We have an internal dashboard for tracking simultaneous TCP connections to the JSS' client port, open files on the server, and most importantly: the number of TCP connections in a "CLOSED_WAIT" status. We know when we see a sharp spike in CLOSED_WAIT connections, the JSS is struggling to keep up with client requests and a tomcat crash is imminent. We found the host server resources are not taxed and rarely exceeds 50% total resource usage for CPU/RAM/IO. Tomcat crashes out long before the server runs out of resources, so this metric is not tracked in the dashboard.

Our JSS has 2 app servers (DMZ+LAN) on a pair of MacPros, I have a script running on each that outputs stats to a live web dashboard. The script I use it below for reference, the dashboard is using a local implementation of http://dygraphs.com for a live JSS "Heartbeat"fd60f04e36fc45559bf8938bd86ebfb4

The script also has an option for reloading tomcat if a certain threshold is reached. This has saved me as tomcat will not recover on its own once crashed.

JSS statistics: weekly inventory, hourly checkin, Application usage tracking enabled, 20+ EAs, several config profiles, 400 policies, ~100 self service policies, ~3000 network segments, 1200 buildings, 300 departments, 250 smart groups, 50 licensed app objects, LDAP, etc...

MacPro "server" config: 12core xeon, 32GB RAM, 1TB SSD, 10GB fiber optic network link over TB2.
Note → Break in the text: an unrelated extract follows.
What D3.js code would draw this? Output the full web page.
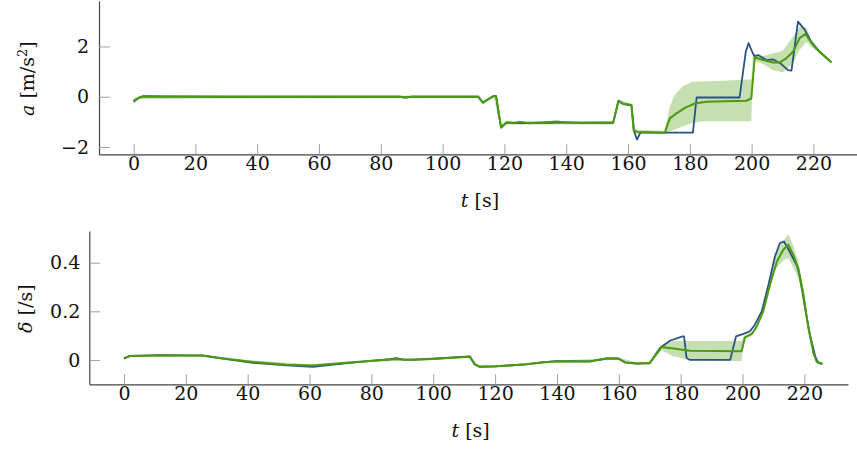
<!DOCTYPE html>
<html>
<head>
<meta charset="utf-8">
<script src="https://cdn.jsdelivr.net/npm/d3@7"></script>
<style>
	body { margin: 0; background: #fff; }
	svg { display: block; }
</style>
</head>
<body>
<svg id="chart" width="857" height="454"></svg>
<script>
// top panel: acceleration a [m/s^2]
const accRefT = [0, 1.5, 3, 10, 30, 50, 70, 86, 88, 90, 100, 111.5, 113, 116.5, 117.3, 118.9, 120.7, 125, 130, 135, 140, 145, 150, 155.2, 156.9, 158.4, 161.1, 162, 162.9, 164, 172, 181, 182.2, 196.1, 198.1, 199, 200.3, 201, 202.1, 204.8, 206.9, 209.6, 211.8, 212.9, 215, 217.2, 219.3, 222, 225.8];
const accRef = [-0.2, -0.05, 0.02, 0.01, 0, 0, 0, 0, -0.03, 0, 0, 0, -0.24, 0.03, 0.02, -1.23, -1.03, -1.05, -1.05, -1.04, -1.02, -1.04, -1.04, -1.04, -0.16, -0.29, -0.34, -1.39, -1.7, -1.43, -1.43, -1.43, -0.03, -0.03, 1.79, 2.13, 1.75, 1.6, 1.66, 1.46, 1.49, 1.3, 1.06, 1.04, 2.99, 2.66, 2.19, 1.79, 1.37];

const accEstT = [0, 1.5, 3, 20, 40, 60, 80, 86, 88, 90, 100, 111.5, 113, 116.5, 117.3, 118.9, 120.7, 123, 125, 128, 132, 137, 140, 145, 150, 155.2, 156.9, 158.4, 161.1, 161.8, 163, 171.9, 173.5, 175.7, 178.4, 181.6, 185.4, 198.3, 199.9, 201, 203.7, 206.9, 209, 211.2, 213.4, 215.5, 217.5, 218.3, 219.9, 222, 225.8];
const accEst = [-0.15, -0.05, 0, 0, 0, 0, 0, 0, -0.03, 0, 0, 0, -0.22, 0.03, 0.02, -1.2, -1.02, -1.05, -1.0, -1.05, -1.02, -0.98, -1.02, -1.03, -1.02, -1.02, -0.18, -0.28, -0.33, -1.33, -1.4, -1.43, -0.86, -0.66, -0.44, -0.27, -0.2, -0.16, -0.07, 1.57, 1.46, 1.36, 1.36, 1.53, 1.79, 2.33, 2.5, 2.33, 2.06, 1.79, 1.37];

const accBandT = [0, 2, 112, 113, 116.5, 118.9, 120.7, 155.2, 156.9, 161.1, 162, 171.9, 173.5, 175.1, 177.8, 181, 184.3, 199.9, 200.4, 203.7, 206.9, 209, 210.2, 213.4, 215.5, 217.7, 219.3, 222, 225.8];
const accBandLo = [-0.25, -0.08, -0.05, -0.3, -0.03, -1.3, -1.1, -1.1, -0.22, -0.4, -1.45, -1.48, -1.38, -1.3, -1.17, -1.03, -0.97, -0.97, 1.45, 1.3, 1.05, 1.0, 0.96, 1.33, 1.86, 2.19, 1.99, 1.72, 1.32];
const accBandHi = [-0.1, 0.05, 0.05, -0.18, 0.08, -1.15, -0.95, -0.97, -0.1, -0.28, -1.3, -1.36, -0.4, 0.07, 0.43, 0.6, 0.61, 0.69, 1.72, 1.62, 1.73, 1.78, 1.86, 2.39, 2.79, 2.76, 2.26, 1.86, 1.42];

// bottom panel: steering rate delta [/s]
const steerRefT = [0, 1.8, 12, 25.5, 30.9, 41.7, 52.5, 61.1, 73, 80.5, 86, 88.1, 90, 93.5, 99.7, 111.8, 113.4, 115, 120, 130, 135, 140, 150.6, 156, 159.8, 162, 165.8, 170, 173.3, 176.5, 180.6, 181.1, 181.9, 183, 196, 197.9, 200.3, 202.4, 204, 206.2, 208.4, 210.5, 212.1, 213.4, 214.3, 217.7, 218.6, 220.2, 221.8, 223.5, 224.5, 225.8];
const steerRef = [0.005, 0.016, 0.02, 0.018, 0.008, -0.012, -0.022, -0.028, -0.012, -0.003, 0.003, 0.008, 0.002, 0.001, 0.005, 0.015, -0.018, -0.028, -0.026, -0.018, -0.01, -0.005, -0.006, 0.006, 0.006, -0.01, -0.015, -0.012, 0.049, 0.079, 0.097, 0.097, 0.008, 0, 0, 0.097, 0.107, 0.118, 0.145, 0.2, 0.31, 0.426, 0.48, 0.487, 0.467, 0.385, 0.337, 0.214, 0.104, 0.015, -0.012, -0.016];

const steerEstT = [0, 1.8, 10, 25.5, 30.9, 41.7, 52.5, 61.1, 73, 80.5, 88.1, 90, 93.5, 99.7, 111.8, 113.4, 115, 120, 130, 135, 140, 150.6, 156, 159.8, 162, 165.8, 170, 173.8, 177.6, 183, 199.7, 200.8, 203, 204.6, 206.7, 208.9, 211.1, 213.2, 214.8, 216.4, 218, 219.7, 221.3, 222.9, 224, 225.8];
const steerEst = [0.007, 0.016, 0.018, 0.018, 0.008, -0.008, -0.02, -0.023, -0.01, -0.003, 0.004, 0.002, 0.001, 0.004, 0.013, -0.018, -0.028, -0.026, -0.018, -0.01, -0.005, -0.006, 0.006, 0.006, -0.01, -0.015, -0.013, 0.053, 0.047, 0.038, 0.036, 0.093, 0.107, 0.138, 0.2, 0.31, 0.405, 0.453, 0.474, 0.432, 0.378, 0.268, 0.131, 0.029, -0.008, -0.016];

const steerBandT = [0, 2, 25, 40, 60, 80, 100, 112, 114, 120, 140, 160, 166, 170, 172.5, 173.8, 177.6, 183, 199.7, 200.5, 203, 204.6, 206.7, 208.9, 210.5, 213.2, 214.8, 216.4, 218, 219.7, 221.3, 222.9, 224, 225.8];
const steerBandLo = [0.004, 0.013, 0.014, -0.008, -0.028, -0.008, 0.0, 0.01, -0.026, -0.032, -0.01, 0.001, -0.018, -0.019, 0.02, 0.04, 0.015, 0.001, -0.005, 0.085, 0.1, 0.13, 0.19, 0.295, 0.37, 0.41, 0.419, 0.38, 0.337, 0.245, 0.115, 0.022, -0.015, -0.022];
const steerBandHi = [0.012, 0.021, 0.022, 0.0, -0.018, 0.0, 0.008, 0.018, -0.018, -0.024, -0.002, 0.009, -0.01, -0.009, 0.035, 0.06, 0.078, 0.078, 0.078, 0.1, 0.115, 0.145, 0.21, 0.325, 0.425, 0.49, 0.517, 0.47, 0.405, 0.29, 0.145, 0.036, 0.0, -0.01];

// ticks
const timeTicks = [0, 20, 40, 60, 80, 100, 120, 140, 160, 180, 200, 220];
const accTicks = [-2, 0, 2];
const steerTicks = [0, 0.2, 0.4];

const refColor = '#2a5385';
const estColor = '#4c9a0f';
const bandColor = '#c6dfb1';
const serif = 'DejaVu Serif';
const fontSize = 19;

const svg = d3.select('#chart');

function drawPanel(p) {
	const x = d3.scaleLinear().domain([-11.2, 234.1]).range([p.left, p.right]);
	const y = d3.scaleLinear().domain(p.yDomain).range([p.bottom, p.top]);
	const g = svg.append('g');

	// shaded band
	g.append('path')
		.datum(d3.zip(p.bandT, p.bandLo, p.bandHi))
		.attr('fill', bandColor)
		.attr('d', d3.area().x((d) => x(d[0])).y0((d) => y(d[1])).y1((d) => y(d[2])));

	const line = d3.line().x((d) => x(d[0])).y((d) => y(d[1]));
	g.append('path')
		.datum(d3.zip(p.refT, p.ref))
		.attr('fill', 'none')
		.attr('stroke', refColor)
		.attr('stroke-width', 1.8)
		.attr('stroke-linejoin', 'round')
		.attr('d', line);
	g.append('path')
		.datum(d3.zip(p.estT, p.est))
		.attr('fill', 'none')
		.attr('stroke', estColor)
		.attr('stroke-width', 2)
		.attr('stroke-linejoin', 'round')
		.attr('d', line);

	// axes
	const gx = g.append('g')
		.attr('transform', `translate(0,${p.bottom})`)
		.call(d3.axisBottom(x).tickValues(timeTicks).tickSizeInner(-10).tickSizeOuter(0).tickPadding(2));
	const gy = g.append('g')
		.attr('transform', `translate(${p.left},0)`)
		.call(d3.axisLeft(y).tickValues(p.yTicks).tickFormat(p.yFormat).tickSizeInner(-11).tickSizeOuter(0).tickPadding(p.yPad));

	[gx, gy].forEach((a) => {
		a.attr('font-family', serif).attr('font-size', fontSize);
		a.select('.domain').attr('stroke', '#444').attr('stroke-width', 1.2);
		a.selectAll('.tick line').attr('stroke', '#a0a0a0').attr('stroke-width', 1);
		a.selectAll('.tick text').attr('fill', '#111');
	});

	// x label
	const xl = g.append('text')
		.attr('x', (p.left + p.right) / 2 + 2)
		.attr('y', p.bottom + 53)
		.attr('text-anchor', 'middle')
		.attr('font-family', serif)
		.attr('font-size', fontSize)
		.attr('fill', '#111');
	xl.append('tspan').attr('font-style', 'italic').text('t');
	xl.append('tspan').text(' [s]');

	// y label
	const yl = g.append('text')
		.attr('transform', `translate(${p.yLabelX},${(p.top + p.bottom) / 2 + 1}) rotate(-90)`)
		.attr('text-anchor', 'middle')
		.attr('font-family', serif)
		.attr('font-size', fontSize)
		.attr('fill', '#111');
	p.yLabel(yl);
}

drawPanel({
	left: 99, right: 857, top: 1, bottom: 154.3,
	yDomain: [-2.29, 3.81],
	yTicks: accTicks,
	yFormat: d3.format('d'),
	yPad: 10,
	yLabelX: 34,
	yLabel: (t) => {
		t.append('tspan').attr('font-style', 'italic').text('a');
		t.append('tspan').text(' [m/s');
		t.append('tspan').attr('font-size', 13).attr('dy', -7).text('2');
		t.append('tspan').attr('dy', 7).text(']');
	},
	refT: accRefT, ref: accRef,
	estT: accEstT, est: accEst,
	bandT: accBandT, bandLo: accBandLo, bandHi: accBandHi,
});

drawPanel({
	left: 89.3, right: 848, top: 231, bottom: 384.3,
	yDomain: [-0.1, 0.53],
	yTicks: steerTicks,
	yFormat: (d) => (d === 0 ? '0' : d3.format('.1f')(d)),
	yPad: 9,
	yLabelX: 32,
	yLabel: (t) => {
		t.append('tspan').attr('font-style', 'italic').text('δ');
		t.append('tspan').text(' [/s]');
	},
	refT: steerRefT, ref: steerRef,
	estT: steerEstT, est: steerEst,
	bandT: steerBandT, bandLo: steerBandLo, bandHi: steerBandHi,
});
</script>
</body>
</html>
Normally my JSS runs an average of 150 simultaneous client connection over port 8443. mySQL: ~50% CPU and Java: ~90% CPU 6GB RAM. At business day start, it not uncommon to see 300-400 simultaneous connections to the JSS. mySQL: ~150% CPU and Java: ~250% CPU 8GB RAM. During off hours, the JSS has 20-30 simultaneous connections. mySQL: ~10% CPU and Java: ~25% CPU 6GB RAM. Tomcat starts to destabilize around 1700 connections and hard crashes at 2200 connections. mySQL: ~250% CPU and Java: ~250-900% CPU.
mySQL is on the same server as the master tomcat app. We've found ~25GB of data is passed locally between tomcat and mySQL over the course of a normal business day.

#!/bin/bash

# date, number of TCP connections on port 8443, number of connections in closed_wait, number of open files, hostname

while [ 1 ]; do
    sleep 5
    closed_wait="$(netstat -f inet -n | grep 8443 | grep CLOSE_ | awk '{print $5}' | wc -l | awk '{print $1}')"
    result="$("$(date "+%Y-%m-%d %H:%M:%S"), $(netstat -f inet -n | grep -i 8443 | wc -l | awk '{print $1}'), ${closed_wait}, $(sysctl kern.num_files | awk '{print $2}'),$(hostname)")"
        echo "${result}" >> /Library/Logs/JSS/TCPConnectionLogs/Casper_TCP_connecions$(date "+%Y%m%d").log
    if [ "${closed_wait}" -ge "1500" ]; then
        echo "$(date): CLOSED WAIT COUNT OVER 1500!! RESTARTING TOMCAT" >> /Library/Logs/JSS/kicked.the.cat.log
        launchctl unload /Library/LaunchDaemons/com.jamfsoftware.tomcat.plist
    sleep 2
    launchctl load /Library/LaunchDaemons/com.jamfsoftware.tomcat.plist
    fi
done

exit 0

m_donovan
Contributor III

@wilesd Yes, for about 3 months after upgrading to 9.96 we struggled daily with keeping the JSS up and functioning. We are a school district so as soon as the day would begin and the JSS was getting a lot of traffic MySQL would get overwhelmed and things would grind to a stop. Before and after the school day things worked pretty well. We made a lot of changes and tweaks but ultimately things did not level out until we added two additional web apps.

Thank you everyone for your input. I know that ultimately we will have to upgrade in order to support iOS 11. I am just very hesitant to make any big changes. I have 9.100 in a test environment setup nearly identically to our production. However, there is no way to simulate the load of thousands of devices all talking to the JSS at once.

lehmanp00
Contributor III

We have had huge problems since 9.98 with our JSS system. The Master JSS server load will hit anywhere from 20-70 AND STAY THERE. Communication will do down, website is down and I have to bounce the Tomcat service.

We worked with JAMF for 4 months last winter. We updated a few times, updated Java, added a 2nd JSS and clustered. All to no avail. Finally, JAMF discovered a bug deep, deep in their code that was the cause. That helped greatly until we have to upgrade to 9.100 for iOS11 and now the issues are back. JAMF had us switch now to Memcache. Waiting to see if that helps at all today....

We have only 600 Macs and 5800+ iPads too.